Sayangnya, pertanyaan semacam itu tak diajukan oleh para penegak hukum kita, dan diri kta sendiri. Biasanya, setiap kita melihat orang kaya, rumah mewah, dan mobil mahal, yang terlontar kali pertama dari mulut kita adalah kekaguman…ck…ck…ck…Kita tergoda untuk bisa seperti mereka.
Seharusnya, ketika menyaksikan kemewahan, kalimat yang pertama kali terucap adalah: “Dari mana mereka mendapatkannya?” Bukan malah terkagum-kagum.
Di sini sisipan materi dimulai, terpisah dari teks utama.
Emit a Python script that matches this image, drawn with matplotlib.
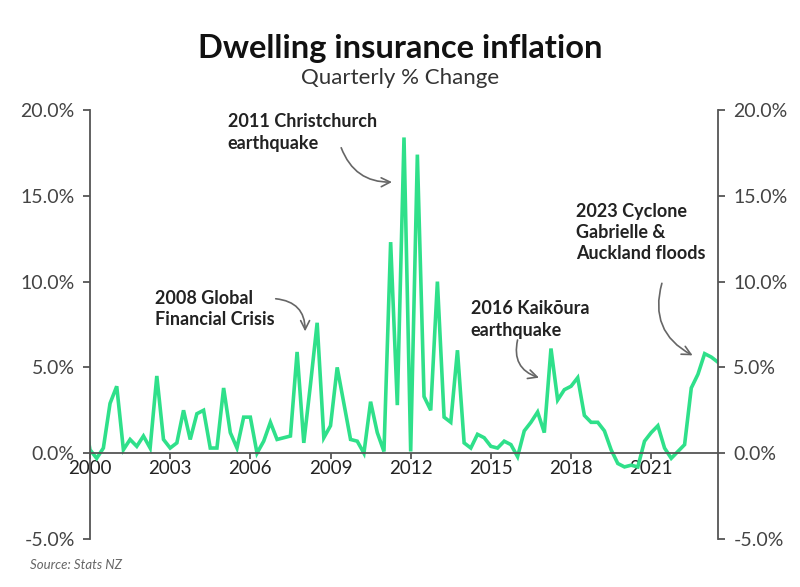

Kebanyakan diantara kita memang sudah tak mempedulikan bagaimana seseorang bisa menjadi kaya. Bagi kita, kaya itu suatu kewajiban karena menyangkut harga diri, status sosial, dan penghargaan masyarakat. Karena itu, apapun caranya tak penting. Yang penting adalah dengan kaya maka kita akan dihargai dan dihormati orang.
To be or not to be. Sekarang adalah momentum yang tepat untuk mendesakkan hukuman mati dan pembuktian terbalik kepada pemerntah dan DPR. Agar kita tak dijuluki bangsa by accident. Agar negeri ini tak melulu menjadi juara korupsi. Agar suatu saat nanti, PERC menempatkan Indonesia sebagai negara terbersih d Asia Pasifik, bahkan dunia.